Причины эти для нас теперь ясны. Летом 1836 года, когда кавалергарды стояли в лагерях в Новой Деревне, а Пушкины вместе с сестрами Гончаровыми жили поблизости, снимая дачу на Каменном острове, у Дантеса произошел роман с Екатериной Гончаровой, последствия которого скоро сказались и вызвали уже в начале осени слухи о предстоящем браке.
Таким образом, непонятная для многих женитьба блестящего кавалергарда на бесприданнице Гончаровой восходит не к дуэльной истории, а к романтическим обстоятельствам лета 1836 года, заставившим Дантеса уже в начале осени действовать, как подобает «честному человеку».
Только в свете этого факта получают разъяснение многие загадочные документы дела. Вспомним конспективные заметки Жуковского о ходе ноябрьских событий.
«7 ноября. Я поутру у Загряжской. От нее к Геккерну (Mes antécédents. Неизвестное, совершенное прежде бывшего). Открытия Геккерна. О любви сына к Катерине (моя ошибка насчет имени), открытие о родстве: о предполагаемой свадьбе. — Мое слово. — Мысль все остановить. — Возвращение к Пушкину. Les révélations. Его бешенство» и пр.[149]
Не приобретают ли все эти темные обозначения необходимую ясность при учете летнего романа Дантеса и всех его последствий?
Вспомним, что Анна Вульф сообщала сестре Евпраксии (22 дек. 1836) о самых разнообразных версиях, объясняющих свадьбу Гончаровой. О некоторых из них она предпочитала, впрочем, сообщить сестре с глазу на глаз, не доверяя почтовой бумаге слишком интимных сообщений. Вскоре затем Вяземский в письме к О. А. Долгоруковой (7 апр. 1837) писал о той же свадьбе, что «не было никакого самопожертвования ни с той, ни с другой стороны», очевидно намекая на необходимость женитьбы для Дантеса.
Совершенно правильно, думается нам, замечание Фризенгофа о том, что демонстративное ухаживание молодого Геккерна за Н. Н. Пушкиной после его женитьбы имело намереньем «засвидетельствовать», что он женился не потому, что боялся драться и что, если его поведение не нравилось Пушкину, он готов был принять все последствия этого[150].
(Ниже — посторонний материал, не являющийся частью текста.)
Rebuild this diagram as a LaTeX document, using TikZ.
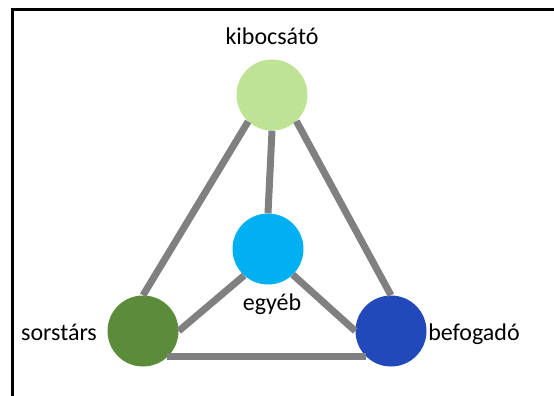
\documentclass[tikz,border=0pt]{standalone}
\usepackage{fontspec}
\setmainfont{Carlito}
\definecolor{cKib}{HTML}{BEE395}
\definecolor{cEgy}{HTML}{00B0F0}
\definecolor{cSor}{HTML}{5B8C3A}
\definecolor{cBef}{HTML}{2149BA}
\definecolor{cLine}{HTML}{808080}
\begin{document}
\begin{tikzpicture}[x=1pt,y=-1pt,
  ball/.style={circle,minimum size=71pt,inner sep=0pt,draw=none},
  link/.style={draw=cLine,line width=7pt},
  lbl/.style={font=\fontsize{24}{29}\selectfont,anchor=base,inner sep=0pt}]
\useasboundingbox (0,0) rectangle (554,396);
\begin{scope}
\clip (0,0) rectangle (554,396);
\draw[line width=3pt] (12.5,9.5) rectangle (600,450);
\end{scope}
\node[ball,fill=cKib] (kib) at (272,95) {};
\node[ball,fill=cEgy] (egy) at (268,249) {};
\node[ball,fill=cSor] (sor) at (143,331) {};
\node[ball,fill=cBef] (bef) at (391,331) {};
\draw[link] (kib.228) -- (sor.90);
\draw[link] (kib.-47) -- (bef.90);
\draw[link] (kib.270) -- (egy.90);
\draw[link] (egy.228) -- (sor.0);
\draw[link] (egy.-46) -- (bef.180);
\coordinate (sb) at ([xshift=-1pt]sor.-45);
\draw[link] (sb) -- (sb -| bef.225);
\node[lbl] (tkib) at (272,45) {kibocsátó};
\node[lbl] (tegy) at (272,310) {egyéb};
\node[lbl] (tsor) at (59,340) {sorstárs};
\node[lbl] (tbef) at (474,340) {befogadó};
\end{tikzpicture}
\end{document}
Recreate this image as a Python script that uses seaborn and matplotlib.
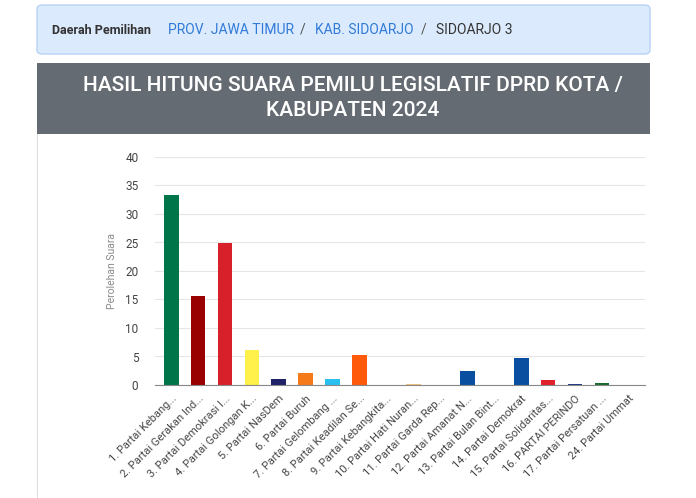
import matplotlib
matplotlib.use("Agg")
import matplotlib.pyplot as plt
import seaborn as sns
from matplotlib.patches import Rectangle, FancyBboxPatch

plt.rcParams["font.family"] = "Roboto"

parties = [
    "1. Partai Kebang...", "2. Partai Gerakan Ind...", "3. Partai Demokrasi I...",
    "4. Partai Golongan K...", "5. Partai NasDem", "6. Partai Buruh",
    "7. Partai Gelombang ...", "8. Partai Keadilan Se...", "9. Partai Kebangkita...",
    "10. Partai Hati Nuran...", "11. Partai Garda Rep...", "12. Partai Amanat N...",
    "13. Partai Bulan Bint...", "14. Partai Demokrat", "15. Partai Solidaritas...",
    "16. PARTAI PERINDO", "17. Partai Persatuan ...", "24. Partai Ummat",
]
votes = [33.4, 15.6, 24.9, 6.1, 1.1, 2.1, 1.0, 5.2, 0.05, 0.2, 0.05, 2.5, 0.05, 4.7, 0.8, 0.2, 0.3, 0.05]
colors = ["#00754a", "#990000", "#d7202a", "#fff04a", "#1f2266", "#f57a1a",
          "#29c0f0", "#ff5a0a", "#7a5a2a", "#f0c080", "#8a2a2a", "#0a4ea0",
          "#2a7a4a", "#0a4ea0", "#e0202a", "#1f3a8a", "#1a6a2a", "#2a6a5a"]
yticks = [0, 5, 10, 15, 20, 25, 30, 35, 40]

W, H = 696, 498
fig = plt.figure(figsize=(W / 100, H / 100), dpi=100)
fig.patch.set_facecolor("white")

def px(x, y, w, h):
    return (x / W, 1 - (y + h) / H, w / W, h / H)

# breadcrumb box
x0, y0, w0, h0 = px(37, 5, 613, 49)
fig.patches.append(FancyBboxPatch((x0, y0), w0, h0, boxstyle="round,pad=0,rounding_size=0.008",
                                  transform=fig.transFigure, fc="#dceafd", ec="#b8d2f5", lw=1))
ty = 1 - 30 / H
fig.text(52 / W, ty, "Daerah Pemilihan", fontsize=9, fontweight="bold", color="#333333", va="center")
fig.text(168 / W, ty, "PROV. JAWA TIMUR", fontsize=10, color="#2f7ad8", va="center")
fig.text(300 / W, ty, "/", fontsize=10, color="#555555", va="center")
fig.text(315 / W, ty, "KAB. SIDOARJO", fontsize=10, color="#2f7ad8", va="center")
fig.text(421 / W, ty, "/", fontsize=10, color="#555555", va="center")
fig.text(436 / W, ty, "SIDOARJO 3", fontsize=10, color="#333333", va="center")

# title banner
fig.patches.append(Rectangle(px(37, 63, 613, 71)[:2], 613 / W, 71 / H,
                             transform=fig.transFigure, fc="#646b73", ec="none"))
fig.text(353 / W, 1 - 98 / H, "HASIL HITUNG SUARA PEMILU LEGISLATIF DPRD KOTA /\nKABUPATEN 2024",
         fontsize=15, fontweight="medium", color="white", ha="center", va="center", linespacing=1.35)
fig.patches.append(Rectangle(px(37, 134, 1, 364)[:2], 1 / W, 364 / H,
                             transform=fig.transFigure, fc="#dddddd", ec="none"))

ax = fig.add_axes(px(155, 157, 490, 228))
sns.barplot(x=parties, y=votes, hue=parties, palette=colors, legend=False,
            width=0.55, ax=ax, saturation=1)
ax.set_ylim(0, 40)
ax.set_yticks(yticks)
ax.set_xlim(-0.6, len(parties) - 0.4)
ax.grid(axis="y", color="#e6e6e6", lw=0.8)
ax.set_axisbelow(True)
for s in ["top", "right", "left"]:
    ax.spines[s].set_visible(False)
ax.spines["bottom"].set_color("#888888")
ax.tick_params(length=0, labelsize=8.5, colors="#444444")
ax.tick_params(axis="y", pad=12)
ax.tick_params(axis="x", pad=6)
ax.set_xticks(range(len(parties)))
ax.set_xticklabels(parties, rotation=45, ha="right", rotation_mode="anchor", fontsize=8)
ax.set_ylabel("Perolehan Suara", fontsize=7.5, color="#888888", labelpad=6)
ax.set_xlabel("")

fig.savefig("out.png", dpi=100)
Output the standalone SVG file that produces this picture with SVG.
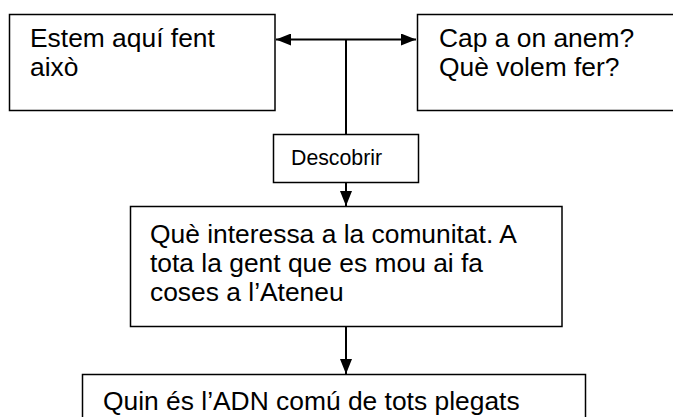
<svg xmlns="http://www.w3.org/2000/svg" width="673" height="417" viewBox="0 0 673 417">
<defs>
<style>
.box{fill:#fff;stroke:#000;stroke-width:1.5}
.t{font-family:"Liberation Sans",Arial,sans-serif;font-size:26.4px;fill:#000}
.s{font-family:"Liberation Sans",Arial,sans-serif;font-size:21.3px;fill:#000}
.c{stroke:#000;stroke-width:2;fill:none}
</style>
<marker id="ah" viewBox="0 0 15 12" refX="15" refY="6" markerWidth="7.5" markerHeight="6" markerUnits="strokeWidth" orient="auto-start-reverse">
<path d="M0,0 L15,6 L0,12 Z" fill="#000"/>
</marker>
</defs>
<rect width="673" height="417" fill="#fff"/>
<g id="connectors">
<line class="c" x1="276" y1="39.5" x2="416" y2="39.5" marker-start="url(#ah)" marker-end="url(#ah)"/>
<line class="c" x1="346" y1="39.5" x2="346" y2="134"/>
<line class="c" x1="346" y1="182" x2="346" y2="206" marker-end="url(#ah)"/>
<line class="c" x1="346" y1="326" x2="346" y2="374" marker-end="url(#ah)"/>
</g>
<g id="left">
<rect class="box" x="9.5" y="14.5" width="265.5" height="96"/>
<text class="t" x="30" y="47">Estem aquí fent</text>
<text class="t" x="30" y="76">això</text>
</g>
<g id="right">
<rect class="box" x="417.5" y="14.5" width="270" height="96"/>
<text class="t" x="439" y="47">Cap a on anem?</text>
<text class="t" x="439" y="76">Què volem fer?</text>
</g>
<g id="descobrir">
<rect class="box" x="273.5" y="134.5" width="145" height="48"/>
<text class="s" x="291" y="165">Descobrir</text>
</g>
<g id="middle">
<rect class="box" x="130.5" y="206.5" width="431.5" height="120"/>
<text class="t" x="150" y="243">Què interessa a la comunitat. A</text>
<text class="t" x="150" y="272">tota la gent que es mou ai fa</text>
<text class="t" x="150" y="301">coses a l’Ateneu</text>
</g>
<g id="bottom">
<rect class="box" x="82.5" y="374.5" width="503" height="60"/>
<text class="t" x="103" y="410">Quin és l’ADN comú de tots plegats</text>
</g>
</svg>
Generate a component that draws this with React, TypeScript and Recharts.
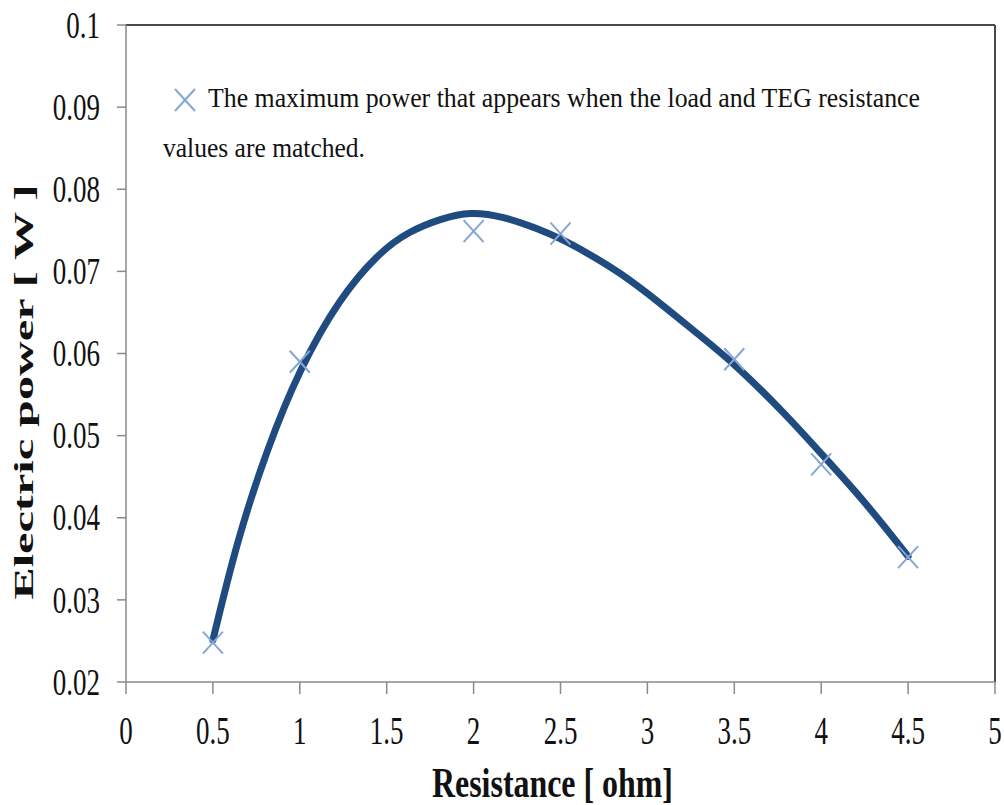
import { ComposedChart, Line, Scatter, XAxis, YAxis, ReferenceLine, Legend } from "recharts";

// measured points (Resistance [ohm] -> Electric power [W])
const resistance = [0.5, 1, 2, 2.5, 3.5, 4, 4.5];
const measuredPower = [0.0248, 0.059, 0.0749, 0.0746, 0.0593, 0.0465, 0.0352];

// trend curve
const trendResistance = [0.5, 0.64, 0.81, 1.0, 1.23, 1.46, 1.63, 1.81, 1.98, 2.17, 2.37, 2.5, 2.65, 2.84, 3.07, 3.3, 3.5, 3.8, 4.0, 4.25, 4.5];
const trendPower = [0.0251, 0.0373, 0.0483, 0.0582, 0.0668, 0.0724, 0.0749, 0.0764, 0.0773, 0.0767, 0.0752, 0.074, 0.0723, 0.0699, 0.0662, 0.0622, 0.0588, 0.0525, 0.0478, 0.042, 0.0353];

const xTicks = [0, 0.5, 1, 1.5, 2, 2.5, 3, 3.5, 4, 4.5, 5];
const yTicks = [0.02, 0.03, 0.04, 0.05, 0.06, 0.07, 0.08, 0.09, 0.1];

const noteLine1 = "The maximum power that appears when the load and TEG resistance";
const noteLine2 = "values are matched.";

const serif = "'Liberation Serif', 'Times New Roman', serif";
const markerColor = "#85a6d4";
const lineColor = "#1f4b80";
const axisColor = "#8a8a8a";

const measured = resistance.map((x, i) => ({ x, y: measuredPower[i] }));
const trend = trendResistance.map((x, i) => ({ x, y: trendPower[i] }));

function XMark({ cx, cy }: any) {
  if (cx == null || cy == null) return null;
  return (
    <g stroke={markerColor} strokeWidth={2} fill="none">
      <line x1={cx - 10} y1={cy - 11} x2={cx + 10} y2={cy + 11} />
      <line x1={cx - 10} y1={cy + 11} x2={cx + 10} y2={cy - 11} />
    </g>
  );
}

function XTick({ x, y, payload }: any) {
  return (
    <g transform={`translate(${x},${y}) scale(1,1.5)`}>
      <text x={0} y={0} textAnchor="middle" dominantBaseline="central" fontFamily={serif} fontSize={27} fill="#111">
        {payload.value}
      </text>
    </g>
  );
}

function YTick({ x, y, payload }: any) {
  return (
    <g transform={`translate(${x},${y}) scale(1,1.4)`}>
      <text x={0} y={0} textAnchor="end" dominantBaseline="central" fontFamily={serif} fontSize={27} fill="#111">
        {payload.value}
      </text>
    </g>
  );
}

function XTitle({ viewBox }: any) {
  const cx = viewBox.x + viewBox.width / 2 - 8;
  return (
    <text x={cx} y={viewBox.y + 115} textAnchor="middle" fontFamily={serif} fontWeight="bold" fontSize={43}
      textLength={241} lengthAdjust="spacingAndGlyphs" fill="#111">
      Resistance [ ohm]
    </text>
  );
}

function YTitle({ viewBox }: any) {
  const cy = viewBox.y + 367;
  return (
    <text transform={`translate(33,${cy}) rotate(-90)`} x={0} y={0} textAnchor="middle" fontFamily={serif}
      fontWeight="bold" fontSize={27} textLength={415} lengthAdjust="spacingAndGlyphs" fill="#111">
      Electric power  [ W ]
    </text>
  );
}

function Note() {
  return (
    <svg width={1004} height={175} style={{ display: "block" }}>
      <XMark cx={185} cy={100} />
      <text x={208} y={107} fontFamily={serif} fontSize={28} textLength={712} lengthAdjust="spacingAndGlyphs" fill="#111">
        {noteLine1}
      </text>
      <text x={163} y={157} fontFamily={serif} fontSize={28} textLength={202} lengthAdjust="spacingAndGlyphs" fill="#111">
        {noteLine2}
      </text>
    </svg>
  );
}

export default function App() {
  return (
    <div style={{ position: "absolute", left: 0, top: 0, background: "#fff" }}>
      <ComposedChart width={1004} height={805} margin={{ top: 25, right: 9, bottom: 0, left: 0 }}>
        <XAxis
          type="number"
          dataKey="x"
          domain={[0, 5]}
          ticks={xTicks}
          height={123}
          tickSize={12}
          tickMargin={36}
          tick={<XTick />}
          axisLine={{ stroke: axisColor, strokeWidth: 1.5 }}
          tickLine={{ stroke: axisColor, strokeWidth: 1.5 }}
          label={<XTitle />}
        />
        <YAxis
          type="number"
          domain={[0.02, 0.1]}
          ticks={yTicks}
          width={126}
          tickSize={9}
          tickMargin={17}
          tick={<YTick />}
          axisLine={{ stroke: axisColor, strokeWidth: 1.5 }}
          tickLine={{ stroke: axisColor, strokeWidth: 1.5 }}
          label={<YTitle />}
        />
        <ReferenceLine y={0.1} stroke="#4a4a4a" strokeWidth={2} />
        <ReferenceLine x={5} stroke="#4a4a4a" strokeWidth={2} />
        <Legend
          layout="vertical"
          align="center"
          verticalAlign="middle"
          wrapperStyle={{ left: 0, top: 0, width: 1004 }}
          content={() => <Note />}
        />
        <Line
          data={trend}
          dataKey="y"
          type="basis"
          stroke={lineColor}
          strokeWidth={7}
          strokeLinecap="round"
          dot={false}
          activeDot={false}
          legendType="none"
          isAnimationActive={false}
        />
        <Scatter
          data={measured}
          dataKey="y"
          name={noteLine1}
          fill={markerColor}
          shape={(p: any) => <XMark cx={p.cx} cy={p.cy} />}
          isAnimationActive={false}
        />
      </ComposedChart>
    </div>
  );
}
Другими словами, Дантес, в целях реабилитации своего мужества и чести, намеренно провоцировал январский поединок. Существующее мнение о том, что дуэль была единолично решена Пушкиным без достаточных к тому оснований, требует коренного пересмотра. Неверно, будто «все хотели удержать Пушкина, он один того не хотел». Письмо посланника Геккерна к Н. Н. Пушкиной, свидание у Полетики, в которое, быть может, действительно путем обмана была вовлечена Наталья Николаевна, наконец, — и это главное — намерение Дантеса доказать фактом дуэли свое бесстрашье и опровергнуть сарказмы Пушкина насчет его «жалкой роли», — вот что сделало кровавую развязку неизбежной. Не внезапный взрыв африканского бешенства, а сложный и неумолимый ход событий, направляемый рукою врагов Пушкина, заставил его 27 января выйти к барьеру и принять от безошибочного военного стрелка свою смертельную рану.